Clonlea or Clonleigh is a civil parish in County Clare, Ireland. The main settlement is the village of Kilkishen. It is part of the Catholic parish of O'Callaghans Mills.

==Location==

Clonlea is in the barony of Tullagh. It is 4.5 mi to the north of Sixmilebridge.
It contains the village of Kilkishen.
The parish is 5.5 mi long and up to 3.25 mi wide, covering an area of 8833 acre, some of which is covered by lakes.
These include Lough Culleaungheeda, Lough Doon, Lough Clonleigh, Clonbrick and Castle-lake.
There is a holy well dedicated to Saint Senán of Iniscathy on the edge of Clonlea lake.
The ruins of the old parish church, and the burial ground, are on the southwest shore of Clonlea lake. The old ruin of Stackpoole overlooks the lakes of Pollagh and Mount Cashel.
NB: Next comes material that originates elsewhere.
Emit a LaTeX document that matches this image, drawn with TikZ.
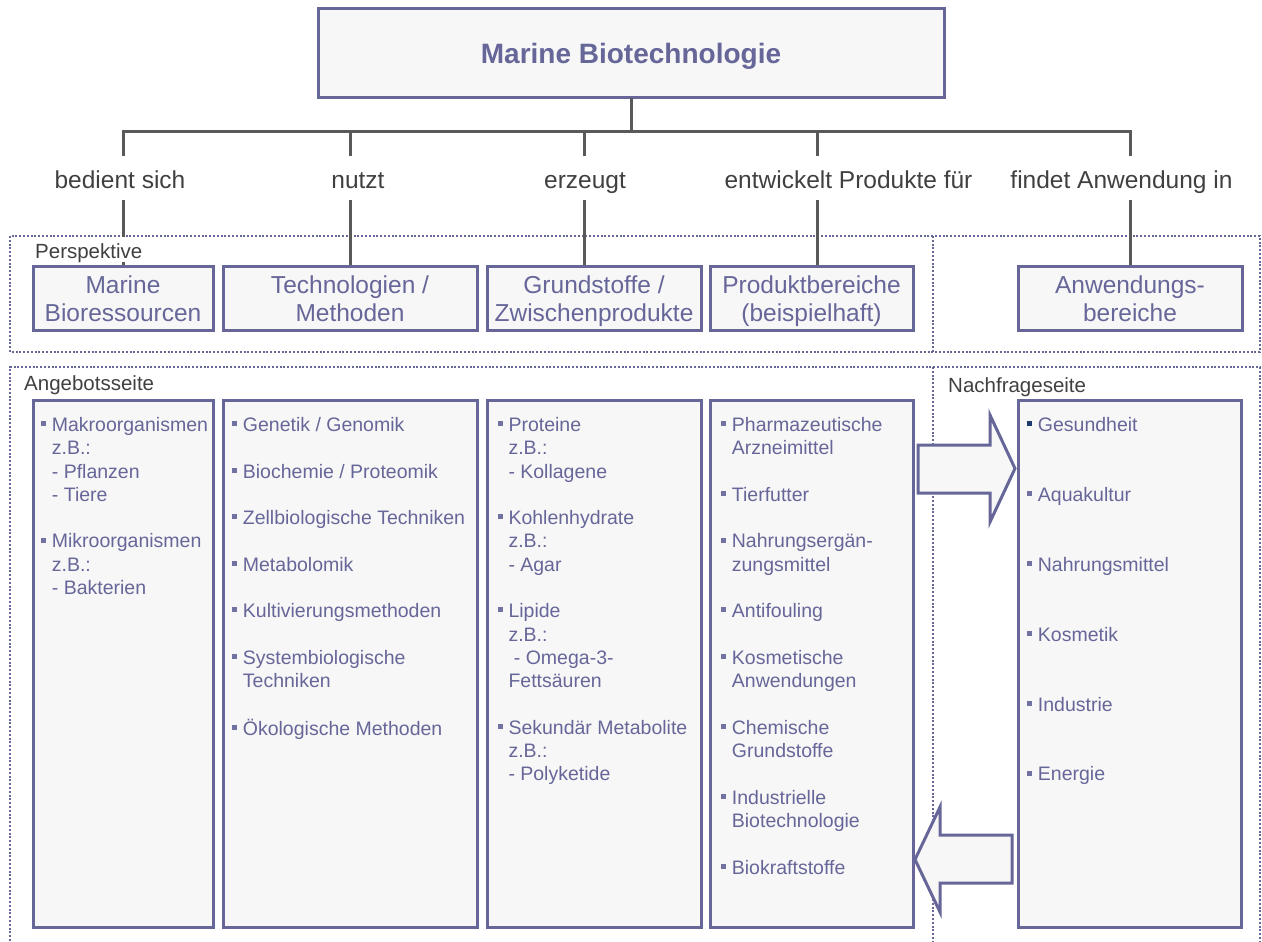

The parish covers 5,355 statute acres as applotted under the tithe act, mostly mountain and bog. The parish contains the townlands of Ballyvorgal (Beg), Ballyvorgal (North), Ballyvorgal (South), Belvoir, Belvoir Demesne, Cappalaheen, Clashduff, Cloghoolia, Clonbrick, Clonlea, Cloonloum Beg, Cloonloum More, Coolistoonan, Derrynaveagh, Enagh (East), Enagh (North), Enagh (West), Glenwood, Gortadroma, Gortnacorragh, Gortnaglearagh, Kilkishen Demesne, Killanena, Killeen, Knockatinty, Knockatloe, Knockatooreen, Lakyle, Mountallon, Oatfield and Teeronea.

==History==

Clonlea, Kilseily and part of O'Brien's Bridge (Trúgh) used to comprise the district of Ui Floinn, the land of the O'Flynns. This sept is little known, but there is a mention in MacGrath's Wars of Thormond of the battle of Magh Duine around 953 in which Lachtna, uncle of Brian Boroimhe, slew three of the O'Flynns.

The old burial ground is said to contain the remains of one John Cusack, of Kilkishin Castle, who is said to have earned the hatred of the people by acting as a discoverer of the estates of the Catholic gentry.

The first church at Kilkishen was probably built very early in the 19th century. It is mentioned in an 1811 report of a dispute that led to violence over who should sit nearest to the altar.

As of 1831 the parish had 3,105 inhabitants. In 1841 there were 3,749 in 579 houses.
In 1834 there were 3,274 Catholics and 60 Protestants.
There were 60 limekilns, used to make lime to fertilize the soil.
The parish was part of the Catholic union of Kilkishen, which also included the parish of Killuran.
Each year two fairs were held at Enagh, and three at Kilkishen.
Major renovation or reconstruction of the church was completed in 1865.
The fair called Enagh O'Floinn was still being held late in the 19th century, although the sept of the O'Flynns had died out more than five hundred years earlier.

Today the civil parish is part of the Catholic parish of O'Callaghans Mills, which also includes the old parish of Killuran. It is served by the church of St Senan's in Kilkishen.

In 2017, a previously unrecorded mass rock and altar stone were discovered by a local teenager on the south west shore of the lake.